- **Task prompt**
Below is some material; set it all down exactly, apart from the pictures.
○ ○ ○ ○
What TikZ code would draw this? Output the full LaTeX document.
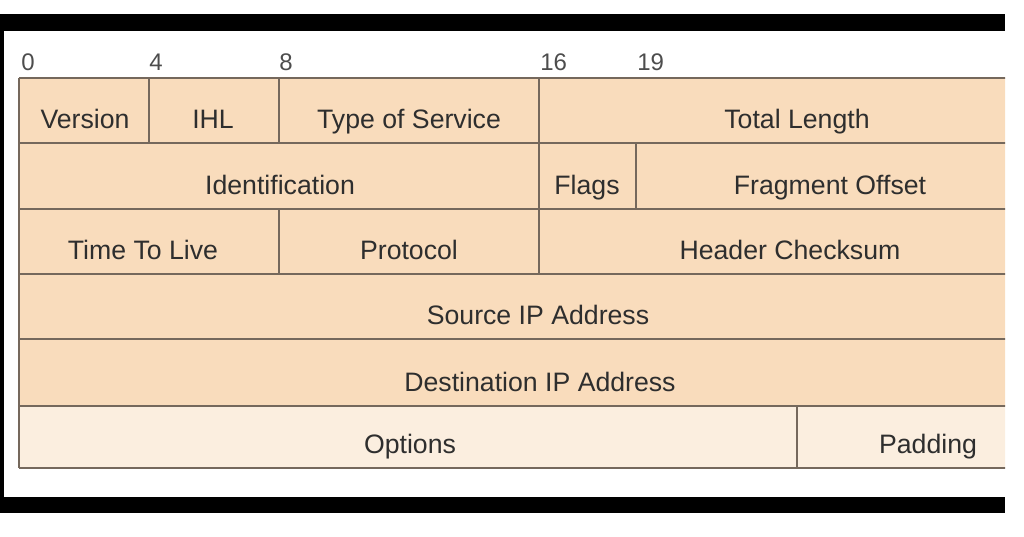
\documentclass[tikz,border=0pt]{standalone}
\usepackage{fontspec}
\setmainfont{Liberation Sans}
\definecolor{hdrfill}{HTML}{F9DCBC}
\definecolor{optfill}{HTML}{FBEEDF}
\definecolor{gridline}{HTML}{75685C}
\definecolor{fieldtext}{HTML}{2E2E2E}
\tikzset{
  field/.style={anchor=base, inner sep=0pt, text=fieldtext, font=\fontsize{20}{23}\selectfont},
  bitnum/.style={anchor=base west, inner sep=0pt, text=fieldtext!85, font=\fontsize{18}{22}\selectfont},
  rule/.style={draw=gridline, line width=1.3pt},
}
\begin{document}
\begin{tikzpicture}[x=0.75pt, y=-0.75pt]
    \useasboundingbox (0,0) rectangle (1024,536);

    % Black frame
    \fill[black] (0,14) rectangle (1005,31);
    \fill[black] (0,14) rectangle (4,513);
    \fill[black] (0,497) rectangle (1005,513);

    \begin{scope}
        \clip (0,0) rectangle (1005,536);
        % Row fills
        \fill[hdrfill] (19,78) rectangle (1059,406);
        \fill[optfill] (19,406) rectangle (1059,468);

        % Row rules
        \foreach \y in {78,143,209,274,339,406,468}
            \draw[rule] (19,\y) -- (1059,\y);
        \draw[rule] (19,78) -- (19,468);

        % Field boundaries
        \draw[rule] (149,78) -- (149,143);
        \draw[rule] (279,78) -- (279,143);
        \draw[rule] (539,78) -- (539,274);
        \draw[rule] (636,143) -- (636,209);
        \draw[rule] (279,209) -- (279,274);
        \draw[rule] (797,406) -- (797,468);
    \end{scope}

    % Bit positions
    \node[bitnum] (b0) at (21,70) {0};
    \node[bitnum] (b4) at (149,70) {4};
    \node[bitnum] (b8) at (279,70) {8};
    \node[bitnum] (b16) at (540,70) {16};
    \node[bitnum] (b19) at (637,70) {19};

    % Fields
    \node[field] (version) at (85,128) {Version};
    \node[field] (ihl) at (213,128) {IHL};
    \node[field] (tos) at (409,128) {Type of Service};
    \node[field] (totlen) at (797,128) {Total Length};
    \node[field] (ident) at (280,194) {Identification};
    \node[field] (flags) at (587,194) {Flags};
    \node[field] (fragoff) at (830,194) {Fragment Offset};
    \node[field] (ttl) at (143,259) {Time To Live};
    \node[field] (proto) at (409,259) {Protocol};
    \node[field] (chksum) at (790,259) {Header Checksum};
    \node[field] (srcip) at (538,324) {Source IP Address};
    \node[field] (dstip) at (540,391) {Destination IP Address};
    \node[field] (options) at (410,453) {Options};
    \node[field] (padding) at (928,453) {Padding};
\end{tikzpicture}
\end{document}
○ ○ ○ ○
- **Problem solution**
What TikZ code would draw this? Output the full LaTeX document.
\documentclass[tikz,border=0pt]{standalone}
\usepackage{fontspec}
\setmainfont{Liberation Sans}
\definecolor{hdrfill}{HTML}{F9DCBC}
\definecolor{optfill}{HTML}{FBEEDF}
\definecolor{gridline}{HTML}{75685C}
\definecolor{fieldtext}{HTML}{2E2E2E}
\tikzset{
  field/.style={anchor=base, inner sep=0pt, text=fieldtext, font=\fontsize{20}{23}\selectfont},
  bitnum/.style={anchor=base west, inner sep=0pt, text=fieldtext!85, font=\fontsize{18}{22}\selectfont},
  rule/.style={draw=gridline, line width=1.3pt},
}
\begin{document}
\begin{tikzpicture}[x=0.75pt, y=-0.75pt]
    \useasboundingbox (0,0) rectangle (1024,536);

    % Black frame
    \fill[black] (0,14) rectangle (1005,31);
    \fill[black] (0,14) rectangle (4,513);
    \fill[black] (0,497) rectangle (1005,513);

    \begin{scope}
        \clip (0,0) rectangle (1005,536);
        % Row fills
        \fill[hdrfill] (19,78) rectangle (1059,406);
        \fill[optfill] (19,406) rectangle (1059,468);

        % Row rules
        \foreach \y in {78,143,209,274,339,406,468}
            \draw[rule] (19,\y) -- (1059,\y);
        \draw[rule] (19,78) -- (19,468);

        % Field boundaries
        \draw[rule] (149,78) -- (149,143);
        \draw[rule] (279,78) -- (279,143);
        \draw[rule] (539,78) -- (539,274);
        \draw[rule] (636,143) -- (636,209);
        \draw[rule] (279,209) -- (279,274);
        \draw[rule] (797,406) -- (797,468);
    \end{scope}

    % Bit positions
    \node[bitnum] (b0) at (21,70) {0};
    \node[bitnum] (b4) at (149,70) {4};
    \node[bitnum] (b8) at (279,70) {8};
    \node[bitnum] (b16) at (540,70) {16};
    \node[bitnum] (b19) at (637,70) {19};

    % Fields
    \node[field] (version) at (85,128) {Version};
    \node[field] (ihl) at (213,128) {IHL};
    \node[field] (tos) at (409,128) {Type of Service};
    \node[field] (totlen) at (797,128) {Total Length};
    \node[field] (ident) at (280,194) {Identification};
    \node[field] (flags) at (587,194) {Flags};
    \node[field] (fragoff) at (830,194) {Fragment Offset};
    \node[field] (ttl) at (143,259) {Time To Live};
    \node[field] (proto) at (409,259) {Protocol};
    \node[field] (chksum) at (790,259) {Header Checksum};
    \node[field] (srcip) at (538,324) {Source IP Address};
    \node[field] (dstip) at (540,391) {Destination IP Address};
    \node[field] (options) at (410,453) {Options};
    \node[field] (padding) at (928,453) {Padding};
\end{tikzpicture}
\end{document}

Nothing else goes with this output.